In the summer of 2023, Chalamet said, "I felt like I hit a runner's high" in the preparation.
"I felt like my muscles were strong and I was well prepared, and that every day was sort of just chipping away slowly at this bigger thing," he said.
Just as Chalamet was ready, Hollywood actors went on strike, and he worried that funding or casting might fall apart. The final go-ahead to start filming came in March 2024.
DYLAN WEIGHS IN
The real-life Dylan provided input on the script to director James Mangold but never met or spoke with Chalamet, though he recently described the star as "a brilliant actor."
"I'm sure he's going to be completely believable as me. Or a younger me. Or some other me," Dylan wrote on social media platform X.
Chalamet's performance has earned praise from critics and predictions that he could garner his second Oscar nomination. He and co-star Edward Norton were nominated for Golden Globes.
Other co-stars include Elle Fanning, who plays girlfriend Suze Rotolo who appeared on the cover of the album "The Freewheelin' Bob Dylan" but goes by the name Sylvie Russo in the film.
Monica Barbaro portrays singer Joan Baez, who had already landed on the cover of Time magazine when her career intersected with Dylan's.
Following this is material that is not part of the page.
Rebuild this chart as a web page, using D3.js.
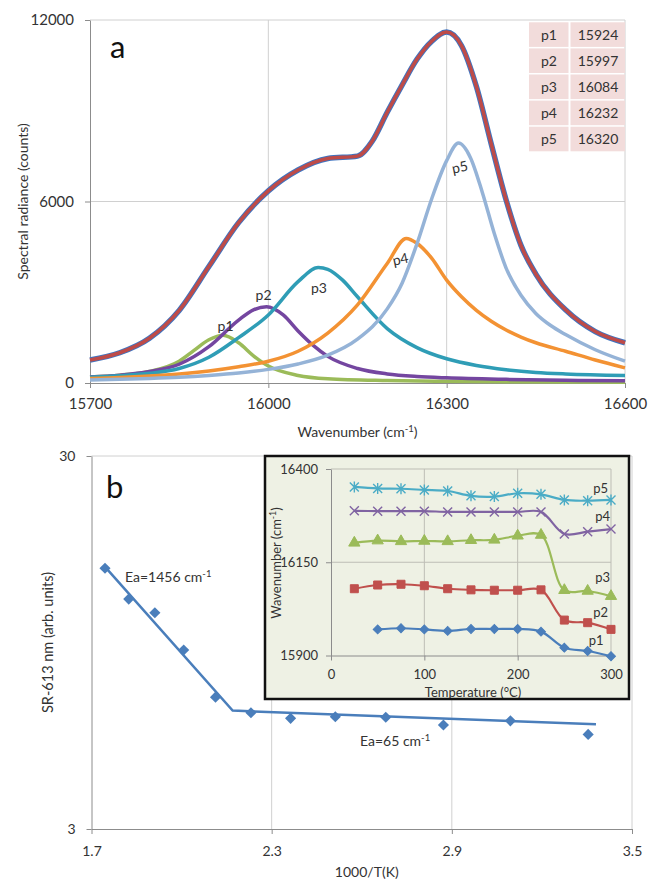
<!DOCTYPE html>
<html>
<head>
<meta charset="utf-8">
<script src="https://cdn.jsdelivr.net/npm/d3@7"></script>
<style>
body { margin: 0; background: #fff; }
svg text { font-family: Lato, "Open Sans", sans-serif; fill: #333; }
</style>
</head>
<body>
<div id="chart"></div>
<script>
// Figure a: spectrum + 5 fitted peaks
// Figure b: SR-613 nm vs 1000/T, inset = peak positions vs temperature

// ---- data, panel a  [wavenumber (cm-1), counts]
const spectrum = [[15700,760],[15750,1000],[15800,1480],[15850,2400],[15900,3850],[15950,5300],[16000,6350],[16050,7040],[16100,7420],[16150,7500],[16175,8000],[16200,8950],[16225,9850],[16250,10700],[16275,11300],[16300,11600],[16325,11150],[16350,9800],[16375,7900],[16400,6050],[16425,4550],[16450,3600],[16500,2420],[16550,1700],[16600,1330]];
const peak1 = [[15700,200],[15750,260],[15800,380],[15850,720],[15875,1080],[15900,1430],[15924,1580],[15950,1330],[15975,900],[16000,560],[16050,250],[16100,140],[16200,80],[16300,55],[16400,40],[16600,25]];
const peak2 = [[15700,200],[15750,260],[15800,380],[15850,620],[15900,1200],[15950,2080],[15975,2420],[15997,2520],[16025,2250],[16050,1720],[16075,1250],[16100,880],[16150,480],[16200,300],[16250,215],[16300,170],[16400,120],[16500,90],[16600,75]];
const peak3 = [[15700,190],[15750,240],[15800,320],[15850,480],[15900,850],[15950,1500],[16000,2250],[16050,3350],[16084,3820],[16100,3760],[16125,3400],[16150,2850],[16200,1800],[16250,1170],[16300,800],[16350,580],[16400,440],[16450,350],[16500,300],[16600,250]];
const peak4 = [[15700,150],[15750,180],[15800,230],[15850,300],[15900,400],[15950,540],[16000,720],[16050,1050],[16100,1650],[16150,2580],[16200,3950],[16232,4780],[16250,4620],[16275,4120],[16300,3400],[16325,2850],[16350,2400],[16375,2040],[16400,1750],[16425,1520],[16450,1330],[16500,1050],[16550,760],[16600,500]];
const peak5 = [[15700,100],[15750,120],[15800,150],[15850,190],[15900,250],[15950,330],[16000,450],[16050,630],[16100,920],[16150,1450],[16200,2450],[16225,3300],[16250,4600],[16275,6100],[16300,7350],[16320,7930],[16340,7450],[16360,6300],[16380,4950],[16400,3800],[16425,2900],[16450,2300],[16475,1900],[16500,1600],[16550,1100],[16600,720]];
const peakNames = ["p1", "p2", "p3", "p4", "p5"];
const peakCenters = [15924, 15997, 16084, 16232, 16320];
const peakLabelAt = [[15928,1835],[15992,2860],[16085,3107],[16224,4066],[16324,7107]];
const xTicksA = [15700, 16000, 16300, 16600];
const yTicksA = [0, 6000, 12000];

// ---- data, panel b
const invT = [1.745, 1.824, 1.911, 2.007, 2.113, 2.231, 2.363, 2.512, 2.680, 2.872, 3.095, 3.354];
const sr613 = [15.0, 12.4, 11.4, 9.06, 6.77, 6.15, 5.94, 6.0, 5.98, 5.70, 5.85, 5.38];
const fitInvT = [1.74, 2.17, 3.38];
const fitSR = [15.3, 6.23, 5.73];
const xTicksB = [1.7, 2.3, 2.9, 3.5];
const yTicksB = [3, 30];

// ---- data, inset (peak position vs temperature)
const tempC = [25, 50, 75, 100, 125, 150, 175, 200, 225, 250, 275, 300];
const posP1 = [null, 15970, 15973, 15970, 15966, 15971, 15971, 15971, 15964, 15921, 15912, 15898];
const posP2 = [16079, 16089, 16091, 16087, 16079, 16076, 16075, 16075, 16076, 15995, 15988, 15970];
const posP3 = [16202, 16208, 16206, 16207, 16206, 16209, 16210, 16221, 16223, 16075, 16073, 16059];
const posP4 = [16288, 16287, 16287, 16287, 16285, 16285, 16285, 16285, 16285, 16226, 16232, 16239];
const posP5 = [16352, 16348, 16347, 16344, 16341, 16328, 16326, 16335, 16332, 16317, 16315, 16317];
const insetLabelAt = [[284,15941],[289,16016],[291,16110],[291,16272],[289,16349]];
const xTicksC = [0, 100, 200, 300];
const yTicksC = [15900, 16150, 16400];

// colours
const peakColors = ["#9BBB59", "#7446A0", "#2F9DB6", "#F39233", "#95B3D7"];
const insetColors = ["#4A7EBB", "#C0504D", "#9BBB59", "#8064A2", "#4BACC6"];
const gridColor = "#d0d0d0";
const axisColor = "#8c8c8c";

// plot areas
const A = {left: 90, right: 625, top: 20, bottom: 383};
const B = {left: 91.5, right: 632, top: 456, bottom: 829};
const C = {left: 331, right: 611, top: 469, bottom: 655.5};

const svg = d3.select("#chart")
    .append("svg")
    .attr("width", 650)
    .attr("height", 882);

// little helper: "text cm-1 text" with superscript
function cmInv(sel, before, after) {
    sel.append("tspan").text(before + "cm");
    sel.append("tspan").attr("dy", -5).attr("font-size", "0.68em").text("-1");
    sel.append("tspan").attr("dy", 5).text(after);
}

// ================= panel a =================
const xA = d3.scaleLinear().domain([15700, 16600]).range([A.left, A.right]);
const yA = d3.scaleLinear().domain([0, 12000]).range([A.bottom, A.top]);

// gridlines
svg.append("g").selectAll("line")
    .data(xTicksA.slice(1))
    .join("line")
    .attr("x1", d => xA(d)).attr("x2", d => xA(d))
    .attr("y1", A.top).attr("y2", A.bottom)
    .attr("stroke", gridColor);
svg.append("g").selectAll("line")
    .data(yTicksA.slice(1))
    .join("line")
    .attr("x1", A.left).attr("x2", A.right)
    .attr("y1", d => yA(d)).attr("y2", d => yA(d))
    .attr("stroke", gridColor);

// axes (font-size set after .call, the axis resets it)
svg.append("g")
    .attr("transform", `translate(0,${A.bottom})`)
    .style("color", axisColor)
    .call(d3.axisBottom(xA).tickValues(xTicksA).tickSize(5).tickPadding(10).tickSizeOuter(0).tickFormat(d3.format("d")))
    .attr("font-size", 15);
svg.append("g")
    .attr("transform", `translate(${A.left},0)`)
    .style("color", axisColor)
    .call(d3.axisLeft(yA).tickValues(yTicksA).tickSize(5).tickPadding(11).tickSizeOuter(0).tickFormat(d3.format("d")))
    .attr("font-size", 15);

const lineA = d3.line()
    .x(d => xA(d[0]))
    .y(d => yA(d[1]))
    .curve(d3.curveMonotoneX);

[peak1, peak2, peak3, peak4, peak5].forEach(function(pk, i) {
    svg.append("path")
        .datum(pk)
        .attr("d", lineA)
        .attr("fill", "none")
        .attr("stroke", peakColors[i])
        .attr("stroke-width", 3.5);
});

// measured (blue) under the fit (red)
svg.append("path").datum(spectrum).attr("d", lineA)
    .attr("fill", "none").attr("stroke", "#3F74C0").attr("stroke-width", 5.5);
svg.append("path").datum(spectrum).attr("d", lineA)
    .attr("fill", "none").attr("stroke", "#BE4B48").attr("stroke-width", 3.5);

// peak names on the curves
svg.append("g").selectAll("text")
    .data(peakLabelAt)
    .join("text")
    .attr("transform", (d, i) => `translate(${xA(d[0])},${yA(d[1]) + 4}) rotate(${i > 2 ? -12 : 0})`)
    .attr("text-anchor", "middle")
    .attr("font-size", 14)
    .text((d, i) => peakNames[i]);

// table of peak centres
const rowH = 26.1, tabX = 529, tabY = 22.3;
const tab = svg.append("g");
peakNames.forEach(function(name, i) {
    tab.append("rect").attr("x", tabX).attr("y", tabY + i * rowH)
        .attr("width", 39.5).attr("height", rowH - 1.5).attr("fill", "#F2DCDB");
    tab.append("rect").attr("x", tabX + 41.5).attr("y", tabY + i * rowH)
        .attr("width", 54.5).attr("height", rowH - 1.5).attr("fill", "#F2DCDB");
    tab.append("text").attr("x", tabX + 20).attr("y", tabY + i * rowH + 17.5)
        .attr("text-anchor", "middle").attr("font-size", 14).text(name);
    tab.append("text").attr("x", tabX + 69).attr("y", tabY + i * rowH + 17.5)
        .attr("text-anchor", "middle").attr("font-size", 14).text(peakCenters[i]);
});

svg.append("text").attr("x", 110).attr("y", 58).attr("font-size", 31).style("fill", "#111").text("a");

svg.append("text")
    .attr("transform", `translate(28,${(A.top + A.bottom) / 2}) rotate(-90)`)
    .attr("text-anchor", "middle").attr("font-size", 14)
    .text("Spectral radiance (counts)");
cmInv(svg.append("text")
    .attr("x", (A.left + A.right) / 2).attr("y", 437)
    .attr("text-anchor", "middle").attr("font-size", 14), "Wavenumber (", ")");

// ================= panel b =================
const xB = d3.scaleLinear().domain([1.7, 3.5]).range([B.left, B.right]);
const yB = d3.scaleLog().domain([3, 30]).range([B.bottom, B.top]);

svg.append("g").selectAll("line")
    .data(xTicksB.slice(1))
    .join("line")
    .attr("x1", d => xB(d)).attr("x2", d => xB(d))
    .attr("y1", B.top).attr("y2", B.bottom)
    .attr("stroke", gridColor);
svg.append("line")
    .attr("x1", B.left).attr("x2", B.right)
    .attr("y1", yB(30)).attr("y2", yB(30))
    .attr("stroke", gridColor);

svg.append("g")
    .attr("transform", `translate(0,${B.bottom})`)
    .style("color", axisColor)
    .call(d3.axisBottom(xB).tickValues(xTicksB).tickSize(5).tickPadding(12).tickSizeOuter(0).tickFormat(d3.format(".1f")))
    .attr("font-size", 14);
svg.append("g")
    .attr("transform", `translate(${B.left},0)`)
    .style("color", axisColor)
    .call(d3.axisLeft(yB).tickValues(yTicksB).tickSize(5).tickPadding(11).tickSizeOuter(0).tickFormat(d3.format("d")))
    .attr("font-size", 14);

// fit (two straight segments)
svg.append("path")
    .datum(fitInvT.map((x, i) => [x, fitSR[i]]))
    .attr("d", d3.line().x(d => xB(d[0])).y(d => yB(d[1])))
    .attr("fill", "none")
    .attr("stroke", "#4A7EBB")
    .attr("stroke-width", 2.5);

svg.append("g").selectAll("path")
    .data(invT.map((x, i) => [x, sr613[i]]))
    .join("path")
    .attr("d", d3.symbol(d3.symbolSquare, 62))
    .attr("transform", d => `translate(${xB(d[0])},${yB(d[1])}) rotate(45)`)
    .attr("fill", "#4A7EBB");

cmInv(svg.append("text").attr("x", 125).attr("y", 582).attr("font-size", 14), "Ea=1456 ", "");
cmInv(svg.append("text").attr("x", 360).attr("y", 746).attr("font-size", 14), "Ea=65 ", "");

svg.append("text").attr("x", 106).attr("y", 498).attr("font-size", 31).style("fill", "#111").text("b");

svg.append("text")
    .attr("transform", `translate(53,${(B.top + B.bottom) / 2}) rotate(-90)`)
    .attr("text-anchor", "middle").attr("font-size", 14.5)
    .text("SR-613 nm (arb. units)");
svg.append("text")
    .attr("x", (B.left + B.right) / 2 + 5).attr("y", 877)
    .attr("text-anchor", "middle").attr("font-size", 14)
    .text("1000/T(K)");

// ================= inset =================
const box = {x: 265, y: 456, w: 364, h: 243};
svg.append("rect")
    .attr("x", box.x).attr("y", box.y).attr("width", box.w).attr("height", box.h)
    .attr("fill", "#EEF1E4");

const xC = d3.scaleLinear().domain([0, 300]).range([C.left, C.right]);
const yC = d3.scaleLinear().domain([15900, 16400]).range([C.bottom, C.top]);

svg.append("g").selectAll("line")
    .data(xTicksC.slice(1))
    .join("line")
    .attr("x1", d => xC(d)).attr("x2", d => xC(d))
    .attr("y1", C.top).attr("y2", C.bottom)
    .attr("stroke", "#bdbdb5");
svg.append("g").selectAll("line")
    .data(yTicksC.slice(1))
    .join("line")
    .attr("x1", C.left).attr("x2", C.right)
    .attr("y1", d => yC(d)).attr("y2", d => yC(d))
    .attr("stroke", "#bdbdb5");

svg.append("g")
    .attr("transform", `translate(0,${C.bottom})`)
    .style("color", axisColor)
    .call(d3.axisBottom(xC).tickValues(xTicksC).tickSize(5).tickPadding(9).tickSizeOuter(0))
    .attr("font-size", 13);
svg.append("g")
    .attr("transform", `translate(${C.left},0)`)
    .style("color", axisColor)
    .call(d3.axisLeft(yC).tickValues(yTicksC).tickSize(5).tickPadding(8).tickSizeOuter(0).tickFormat(d3.format("d")))
    .attr("font-size", 13);

const lineC = d3.line()
    .defined(d => d[1] != null)
    .x(d => xC(d[0]))
    .y(d => yC(d[1]))
    .curve(d3.curveCatmullRom);

// marker shapes for p1..p5
const markers = [
    g => g.append("path").attr("d", d3.symbol(d3.symbolSquare, 40)).attr("transform", "rotate(45)"),
    g => g.append("path").attr("d", d3.symbol(d3.symbolSquare, 64)),
    g => g.append("path").attr("d", d3.symbol(d3.symbolTriangle, 55)),
    g => g.append("path").attr("d", "M-4.5,-4.5L4.5,4.5M-4.5,4.5L4.5,-4.5").attr("stroke-width", 1.4),
    g => g.append("path").attr("d", "M-4.5,-4.5L4.5,4.5M-4.5,4.5L4.5,-4.5M0,-5.5L0,5.5").attr("stroke-width", 1.4)
];

[posP1, posP2, posP3, posP4, posP5].forEach(function(pos, i) {
    const pts = tempC.map((t, j) => [t, pos[j]]);
    svg.append("path")
        .datum(pts)
        .attr("d", lineC)
        .attr("fill", "none")
        .attr("stroke", insetColors[i])
        .attr("stroke-width", 2.2);
    svg.append("g").selectAll("g")
        .data(pts.filter(d => d[1] != null))
        .join("g")
        .attr("transform", d => `translate(${xC(d[0])},${yC(d[1])})`)
        .attr("fill", insetColors[i])
        .attr("stroke", insetColors[i])
        .each(function() { markers[i](d3.select(this)); });
});

svg.append("g").selectAll("text")
    .data(insetLabelAt)
    .join("text")
    .attr("x", d => xC(d[0]))
    .attr("y", d => yC(d[1]) + 4.5)
    .attr("text-anchor", "middle")
    .attr("font-size", 13)
    .text((d, i) => peakNames[i]);

cmInv(svg.append("text")
    .attr("transform", `translate(281,563) rotate(-90)`)
    .attr("text-anchor", "middle").attr("font-size", 13), "Wavenumber (", ")");
svg.append("text")
    .attr("x", (C.left + C.right) / 2 + 2).attr("y", 697)
    .attr("text-anchor", "middle").attr("font-size", 13)
    .text("Temperature (°C)");

// black frame on top
svg.append("rect")
    .attr("x", box.x).attr("y", box.y).attr("width", box.w).attr("height", box.h)
    .attr("fill", "none").attr("stroke", "#111").attr("stroke-width", 2.5);
</script>
</body>
</html>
At the time, Baez was trying to figure out how to use her platform as an activist.
"Bob came in and was kind of a mess of a boy, but also an absolute poet and brilliant lyricist, and was putting words to all of these things that she felt," Barbaro said. "On top of his charisma, I think, she just was sort of magnetized to him."
Norton plays Pete Seeger, a banjo player and prominent singer of protest music who mentored Dylan.
"I think a lot of people have lost sight of who these people actually were and what they did and what they sounded like," Norton said. "If we can get some people tuning in again, that's probably worth the whole enterprise."
Chalamet agreed.
Dylan is "one of these names that is iconic to my generation," the 28-year-old said. "You know the name, but because he's such an elusive figure and a reclusive figure ... a lot of people my age don't know the music."
"This felt like an opportunity to be a bridge in some way and bring life to this amazing period," he added.